There is great pressure on Donald Trump not to make amends with Russia, journalist and author John Pilger told RT. Geopolitical analyst Patrick Henningsen, and retired US Air Force Lieutenant Colonel Karen Kwiatkowski, also joined the discussion.
US President-elect Donald Trump gave his first interview to the press since winning the US presidential election in November. Speaking to The Times of London, he called NATO “obsolete” and hinted that sanctions against Russia might be lifted.
"Let's see if we can make some good deals with Russia," he said, adding that, in his opinion, nuclear weapons should be reduced.
Meanwhile, in an interview to The Wall Street Journal published on Friday, he said: "If you get along and if Russia is really helping us, why would anybody have sanctions if somebody’s doing some really great things?"
RT: In the interview with The Times the president-elect said there is a possibility American sanctions against Russia will be lifted if deals are made between the two countries, including on nuclear arms reduction. How do you read this potential agreement?
John Pilger: It seems that all the noise that he’s made suggests that he wants to do a deal with Russia. That makes a lot of sense from everyone’s point of view. There is a great deal of pressure on him not to do that. He seems to be resisting it, but all this is speculation… I would have thought, listening to President Putin and Trump’s remarks that a deal is in the offing. And that’s a very good thing if there’s not going to be a war between Russia and the United States.
What about China? Mr. Trump seems to divide the world between Russia and China: good Russia, bad China. So we’ll see. I don’t know.
RT: Why do you think the rhetoric has quite swiftly changed? Russia has been known as bogeyman number one. Why is Trump setting sights on China at the moment?
JP: I have no idea what goes on inside Donald Trump’s mind. If I speculate, I suppose I look back on the election campaign when Trump made a lot of rather fatuous views and abuse of China. He blamed China for destroying jobs in the US. China became the bogeyman. I think in his coterie, particularly his Chief of Staff, who is closely aligned with Taiwan, there is a pro-Taiwan element and anti-Beijing element. Whereas I think Trump himself has always wanted to simply get along with Russia. You look at his designated Secretary of State. He wants to get along with Russia. But at the same time, he is threatening war with China. It is utterly bizarre.
RT: What about Obama’s legacy? How will he be viewed by future historians?
JP: In fact, in 2009, Obama said he wanted to help rid the world of nuclear weapons, yet no president since the end of the Cold War has increased nuclear warhead spending as much as Obama has. Obama has been one of the most violent presidents. He initiated a worldwide terrorist campaign with Hellfire missiles being fired by drones at so-called terrorists, certainly at weddings and funerals… in some of the poorest countries in the world. What I find personally some of the most shameful descriptions are those from so-called intellectuals in the West - writers, journalists, people in the liberal establishment who have had all the privilege that they ought to know better – yet they are falling in sycophancy to this man, who has done what he was meant to do. He served the power.

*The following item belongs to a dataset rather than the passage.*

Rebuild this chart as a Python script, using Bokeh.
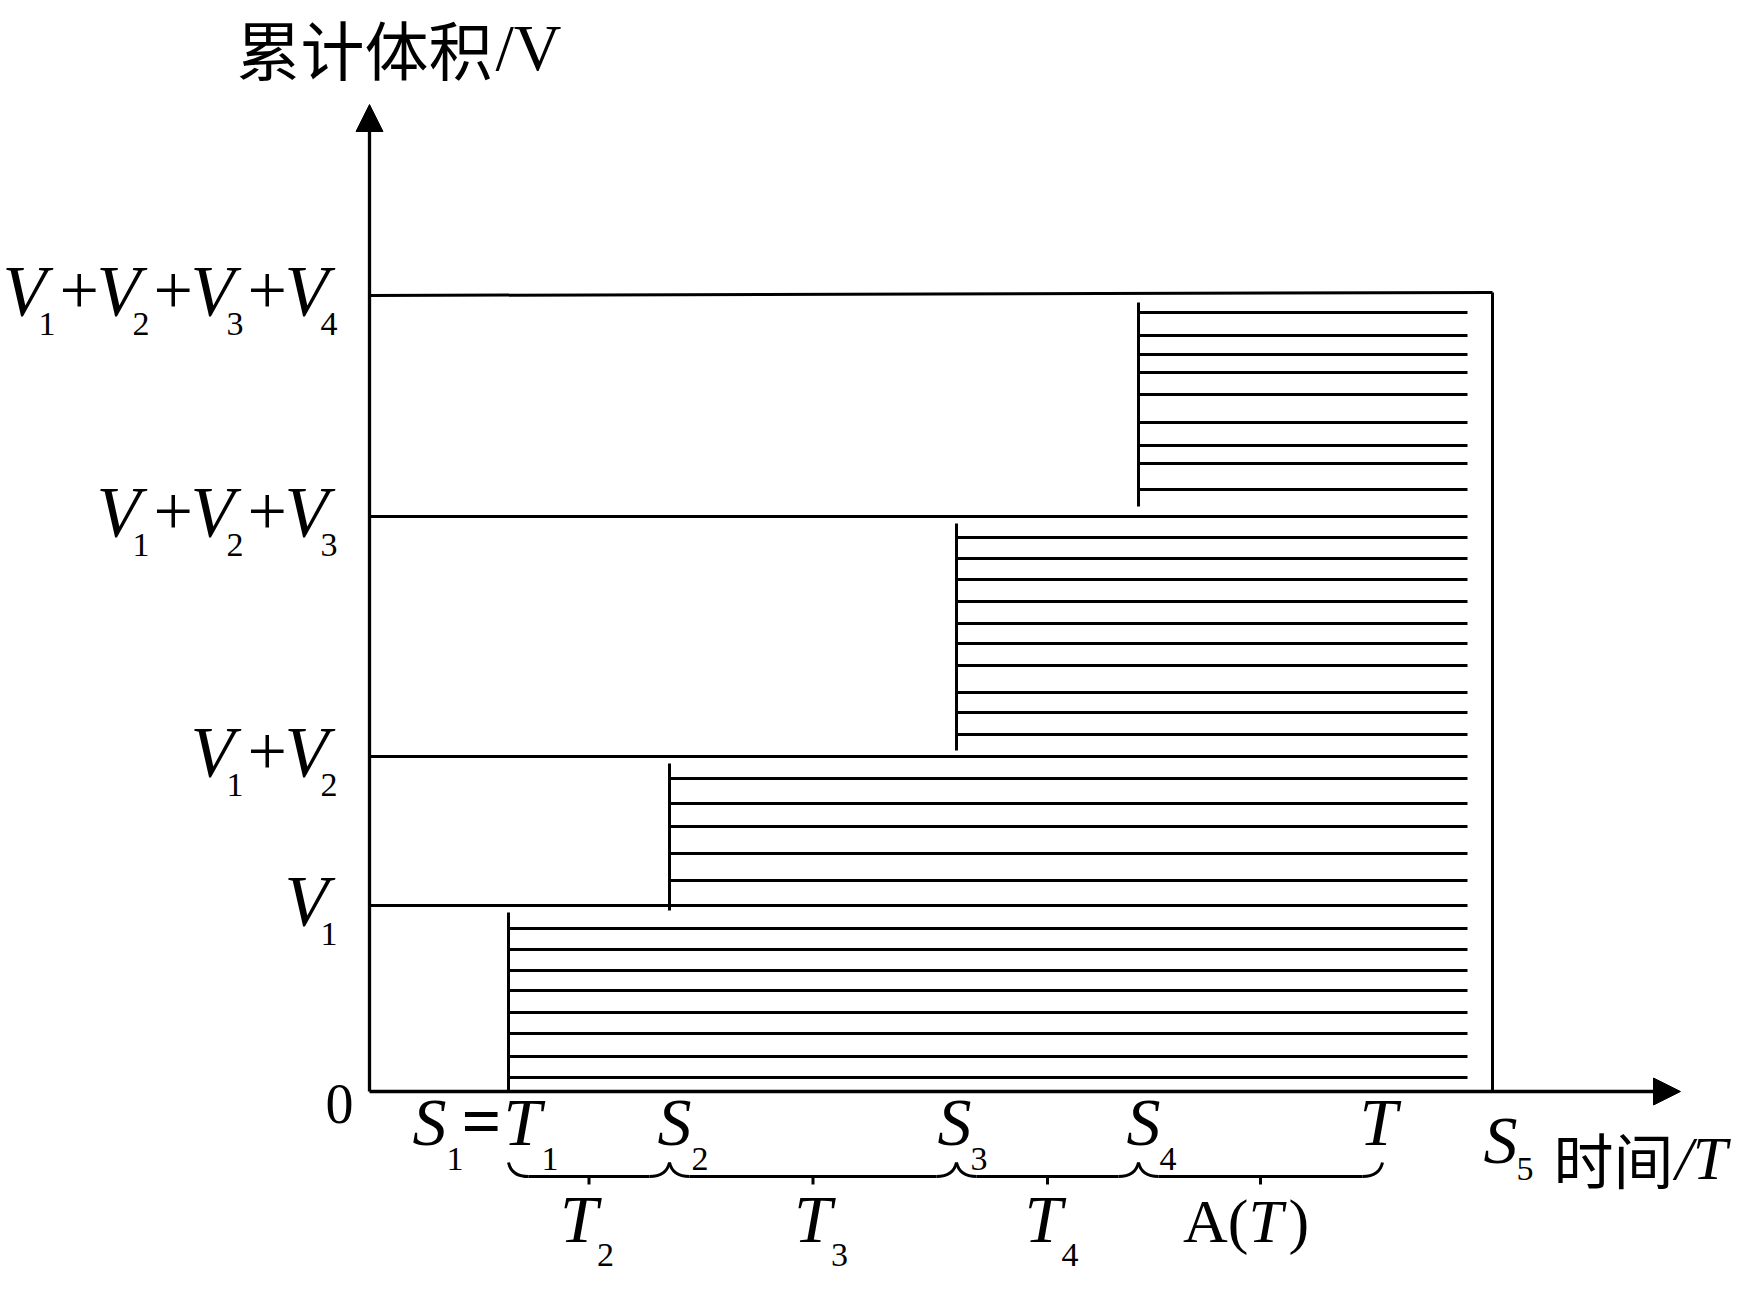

As far as Trump goes, he worries them because they didn’t get their woman [Hillary Clinton]; he worries them because he doesn’t come from inside that milieu, although Trump is actually the embodiment of a modern, powerful America. He’s made his money in property. But that still puts him outside the State Department, the CIA, even outside, to a large degree, his own party. And what worries them most of all is that he might recklessly go around the world and make peace with countries like Russia. That would be appalling! We need a second Cold War to keep things cooking along. That may sound like a parody, but unfortunately, it’s true.